Experimental evidences of a current-biased Josephson junction device can be worked as a macroscopic 'Boson' or 'Fermion' and the combination

According to the statistical distribution laws, all the elementary particles in the real 3+1-dimensional world must and only be chosen as either bosons or fermions, without exception and not both. Here, we experimentally verified that a quantized current-biased Josephson junction (CBJJ), as an artificial macroscopic "particle", can be served as either boson or fermion, depending on its biased dc-current. By using the high vacuum two-angle electron beam evaporations, we fabricated the CBJJ devices and calibrated their physical parameters by applying low-frequency signal drivings. The microwave transmission characteristics of the fabricated CBJJ devices are analyzed by using the input-output theory and measured at 50mK temperature environment under low power limit.
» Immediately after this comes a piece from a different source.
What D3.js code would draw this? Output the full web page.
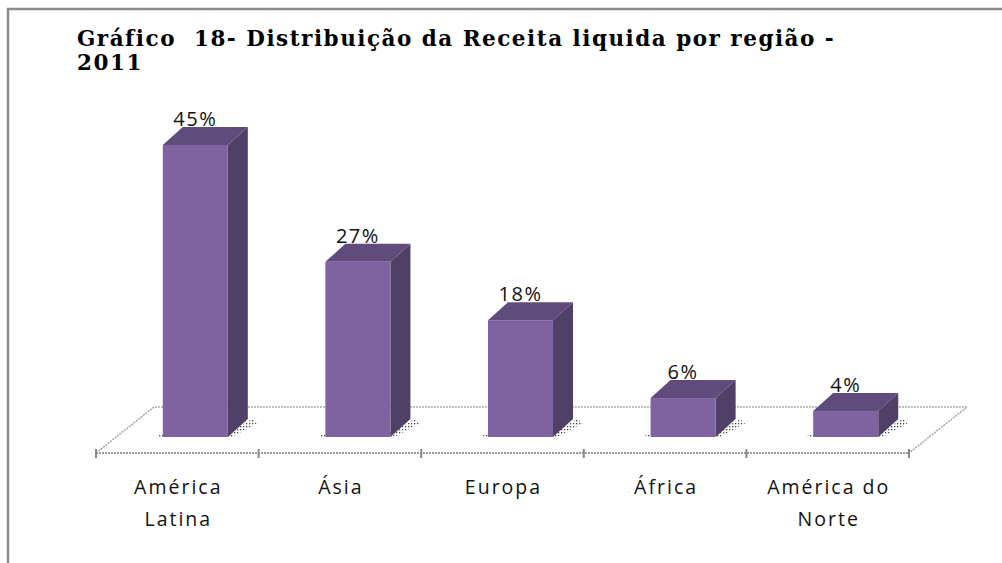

The experimental results verify the theoretical predictions, i.e., when the bias current is significantly lower than the critical one of the junction, the device works in a well linear regime and thus works as a harmonic oscillator, i.e., a "boson"; while if the biased current is sufficiently large (especially approaches to its critical current), the device works manifestly in the nonlinear regime and thus can be served as a two-level artificial atom, i.e., a "fermion". Therefore, by adjusting the biased dc-current, the CBJJ device can be effectively switched from the boson-type macroscopic particle to the fermion-type one, and thus may open the new approach of the superconducting quantum device application.